#### Stated problem
Skipping all pictures, set down the lines of the listing from the first through the one with "import * as".

--- Material provided ---

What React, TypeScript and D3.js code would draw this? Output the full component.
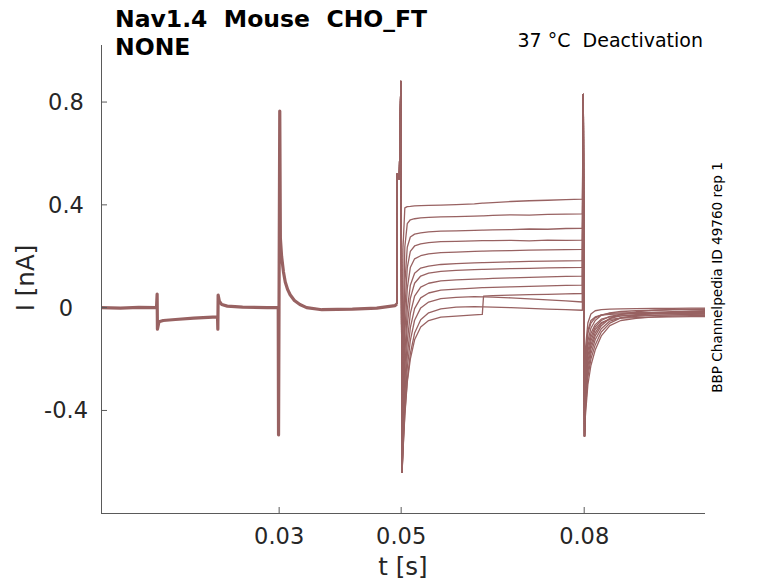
import React from "react";
import * as d3 from "d3";

// ---------- data ----------
const xTicks = [0.03, 0.05, 0.08];
const xTickLabels = ["0.03", "0.05", "0.08"];
const yTicks = [0.8, 0.4, 0, -0.4];
const yTickLabels = ["0.8", "0.4", "0", "-0.4"];

// shared holding / pre-pulse segment (all sweeps overlap)
const baseTimes = [
  0.0008, 0.004, 0.007, 0.0099, 0.01, 0.01005, 0.0103, 0.011, 0.013, 0.016, 0.0199,
  0.01995, 0.02, 0.0202, 0.0206, 0.0215, 0.024, 0.028, 0.02985, 0.0299, 0.0301,
  0.0302, 0.0304, 0.0307, 0.031, 0.0314, 0.0318, 0.0325, 0.0334, 0.0345, 0.037,
  0.042, 0.046, 0.049, 0.0493,
];
const baseValues = [
  0.0, -0.002, 0.001, 0.0, 0.053, -0.084, -0.055, -0.05, -0.046, -0.041, -0.036,
  -0.084, 0.049, 0.025, 0.012, 0.006, 0.002, 0.0, 0.0, -0.495, 0.765,
  0.27, 0.2, 0.14, 0.1, 0.07, 0.05, 0.028, 0.012, 0.0, -0.008,
  -0.006, -0.002, 0.008, 0.015,
];

// activation step transient (common)
const actTimes = [0.04935, 0.0497, 0.04995, 0.05015];
const actValues = [0.52, 0.5, 0.88, -0.64];

// recovery after the activation transient
const recoveryTimes = [0.0503, 0.0506, 0.051, 0.0515, 0.0522, 0.0532, 0.0545, 0.0565];
const sweepRecovery = [
  [0.233, 0.388, 0.393, 0.394, 0.396, 0.397, 0.398, 0.399],
  [-0.124, 0.236, 0.327, 0.342, 0.346, 0.349, 0.351, 0.353],
  [-0.26, 0.093, 0.235, 0.275, 0.286, 0.291, 0.295, 0.298],
  [-0.338, -0.011, 0.156, 0.219, 0.24, 0.248, 0.253, 0.257],
  [-0.395, -0.101, 0.075, 0.156, 0.19, 0.202, 0.209, 0.214],
  [-0.442, -0.183, -0.008, 0.087, 0.134, 0.154, 0.162, 0.168],
  [-0.472, -0.241, -0.068, 0.036, 0.095, 0.123, 0.134, 0.141],
  [-0.499, -0.296, -0.132, -0.023, 0.045, 0.08, 0.095, 0.104],
  [-0.52, -0.34, -0.187, -0.078, -0.004, 0.038, 0.057, 0.068],
  [-0.537, -0.378, -0.235, -0.128, -0.049, -0.001, 0.022, 0.035],
  [-0.552, -0.412, -0.282, -0.179, -0.099, -0.047, -0.02, -0.005],
  [-0.56, -0.42, -0.29, -0.2, -0.125, -0.075, -0.05, -0.037],
];

// steady plateau during the test pulse
const plateauTimes = [0.059, 0.062, 0.0633, 0.0635, 0.065, 0.068, 0.071, 0.074, 0.077, 0.0797];
const sweepPlateau = [
  [0.401, 0.404, 0.407, 0.407, 0.409, 0.413, 0.416, 0.418, 0.42, 0.422],
  [0.354, 0.356, 0.357, 0.357, 0.359, 0.361, 0.36, 0.363, 0.364, 0.365],
  [0.299, 0.301, 0.302, 0.302, 0.303, 0.304, 0.306, 0.305, 0.308, 0.309],
  [0.258, 0.26, 0.261, 0.261, 0.261, 0.262, 0.26, 0.263, 0.262, 0.263],
  [0.216, 0.219, 0.22, 0.22, 0.221, 0.222, 0.224, 0.225, 0.226, 0.227],
  [0.171, 0.174, 0.175, 0.175, 0.176, 0.178, 0.18, 0.181, 0.182, 0.183],
  [0.145, 0.148, 0.149, 0.149, 0.15, 0.152, 0.153, 0.155, 0.156, 0.157],
  [0.108, 0.111, 0.112, 0.112, 0.114, 0.116, 0.118, 0.12, 0.122, 0.123],
  [0.072, 0.076, 0.078, 0.078, 0.079, 0.081, 0.083, 0.085, 0.087, 0.088],
  [0.04, 0.043, 0.042, 0.042, 0.041, 0.038, 0.034, 0.03, 0.026, 0.022],
  [0.002, 0.004, 0.003, 0.003, 0.002, 0.0, -0.003, -0.006, -0.008, -0.01],
  [-0.033, -0.028, -0.026, 0.045, 0.047, 0.049, 0.051, 0.052, 0.054, 0.055],
];

// deactivation step transient (common)
const deactTimes = [0.07985, 0.08005];
const deactValues = [0.83, -0.5];

// tail currents
const tailTimes = [0.0802, 0.0806, 0.0811, 0.0818, 0.0828, 0.0842, 0.086, 0.0885, 0.0915, 0.0945, 0.0975, 0.0998];
const sweepTail = [
  [-0.42, -0.3, -0.225, -0.165, -0.11, -0.07, -0.05, -0.042, -0.036, -0.033, -0.031, -0.03],
  [-0.4, -0.27, -0.2, -0.145, -0.095, -0.06, -0.04, -0.03, -0.022, -0.017, -0.014, -0.012],
  [-0.38, -0.25, -0.18, -0.125, -0.082, -0.052, -0.04, -0.034, -0.03, -0.028, -0.026, -0.025],
  [-0.36, -0.23, -0.16, -0.11, -0.07, -0.042, -0.026, -0.016, -0.01, -0.007, -0.006, -0.005],
  [-0.34, -0.21, -0.145, -0.098, -0.062, -0.042, -0.032, -0.027, -0.024, -0.022, -0.021, -0.02],
  [-0.32, -0.19, -0.13, -0.085, -0.058, -0.046, -0.041, -0.039, -0.037, -0.036, -0.035, -0.035],
  [-0.3, -0.17, -0.115, -0.075, -0.05, -0.034, -0.026, -0.021, -0.018, -0.016, -0.015, -0.015],
  [-0.28, -0.15, -0.1, -0.066, -0.045, -0.036, -0.032, -0.03, -0.029, -0.028, -0.028, -0.028],
  [-0.26, -0.13, -0.08, -0.05, -0.03, -0.02, -0.015, -0.012, -0.01, -0.009, -0.008, -0.008],
  [-0.2, -0.09, -0.05, -0.036, -0.029, -0.026, -0.024, -0.023, -0.022, -0.022, -0.022, -0.022],
  [-0.16, -0.06, -0.025, -0.012, -0.008, -0.006, -0.005, -0.004, -0.003, -0.003, -0.002, -0.002],
  [-0.22, -0.1, -0.06, -0.04, -0.028, -0.022, -0.02, -0.019, -0.018, -0.018, -0.018, -0.018],
];

const title1 = "Nav1.4  Mouse  CHO_FT";
const title2 = "NONE";
const subtitle = "37 °C  Deactivation";
const sideNote = "BBP Channelpedia ID 49760 rep 1";
const xLabel = "t [s]";
const yLabel = "I [nA]";

// ---------- chart ----------
const W = 778;
const H = 583;
const left = 101;
const right = 705;
const top = 45;
const bottom = 513;
const traceColor = "#986262";
const axisColor = "#5a5a5a";
const textColor = "#262626";

const zip = (ts: number[], vs: number[]) => ts.map((t, i) => [t, vs[i]] as [number, number]);

export default function App() {
  const x = d3.scaleLinear().domain([0.0008, 0.0998]).range([left, right]);
  const y = d3.scaleLinear().domain([-0.799, 1.022]).range([bottom, top]);
  const line = d3
    .line<[number, number]>()
    .x((d) => x(d[0]))
    .y((d) => y(d[1]));

  const basePts = zip(baseTimes, baseValues);
  const sweeps = sweepRecovery.map((rec, i) => [
    basePts[basePts.length - 1],
    ...zip(actTimes, actValues),
    ...zip(recoveryTimes, rec),
    ...zip(plateauTimes, sweepPlateau[i]),
    ...zip(deactTimes, deactValues),
    ...zip(tailTimes, sweepTail[i]),
  ]);

  const pre = { whiteSpace: "pre" as const };

  return (
    <svg
      width={W}
      height={H}
      style={{ position: "absolute", left: 0, top: 0, background: "#fff" }}
      fontFamily="DejaVu Sans, sans-serif"
    >
      <rect x={0} y={0} width={W} height={H} fill="#fff" />
      {/* traces */}
      <g fill="none" stroke={traceColor} strokeLinejoin="round">
        <path d={line(basePts) || ""} strokeWidth={3.2} />
        {sweeps.map((s, i) => (
          <path key={i} d={line(s) || ""} strokeWidth={1.3} />
        ))}
      </g>
      {/* axes */}
      <g stroke={axisColor} strokeWidth={1} fill="none">
        <line x1={left + 0.5} x2={left + 0.5} y1={top} y2={bottom + 0.5} />
        <line x1={left} x2={right} y1={bottom + 0.5} y2={bottom + 0.5} />
        {yTicks.map((t) => (
          <line key={t} x1={left} x2={left + 6} y1={y(t)} y2={y(t)} />
        ))}
        {xTicks.map((t) => (
          <line key={t} x1={x(t)} x2={x(t)} y1={bottom} y2={bottom - 6} />
        ))}
      </g>
      <g fill={textColor} fontSize={22.5}>
        {yTicks.map((t, i) => (
          <text key={t} x={66} y={y(t) + 8} textAnchor="middle">
            {yTickLabels[i]}
          </text>
        ))}
        {xTicks.map((t, i) => (
          <text key={t} x={x(t)} y={544} textAnchor="middle">
            {xTickLabels[i]}
          </text>
        ))}
      </g>
      <text x={(left + right) / 2} y={575} textAnchor="middle" fontSize={24.5} fill={textColor}>
        {xLabel}
      </text>
      <text
        transform={`translate(34,278) rotate(-90)`}
        textAnchor="middle"
        fontSize={24.5}
        fill={textColor}
      >
        {yLabel}
      </text>
      <text x={115} y={27} fontSize={23.5} fontWeight="bold" fill="#000" style={pre}>
        {title1}
      </text>
      <text x={115} y={55} fontSize={23.5} fontWeight="bold" fill="#000" style={pre}>
        {title2}
      </text>
      <text x={703} y={47} fontSize={19} textAnchor="end" fill="#000" style={pre}>
        {subtitle}
      </text>
      <text
        transform={`translate(721.5,277.5) rotate(-90)`}
        textAnchor="middle"
        fontSize={13.6}
        fill="#000"
      >
        {sideNote}
      </text>
    </svg>
  );
}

---

#### Solution below
What React, TypeScript and D3.js code would draw this? Output the full component.
import React from "react";
import * as d3 from "d3";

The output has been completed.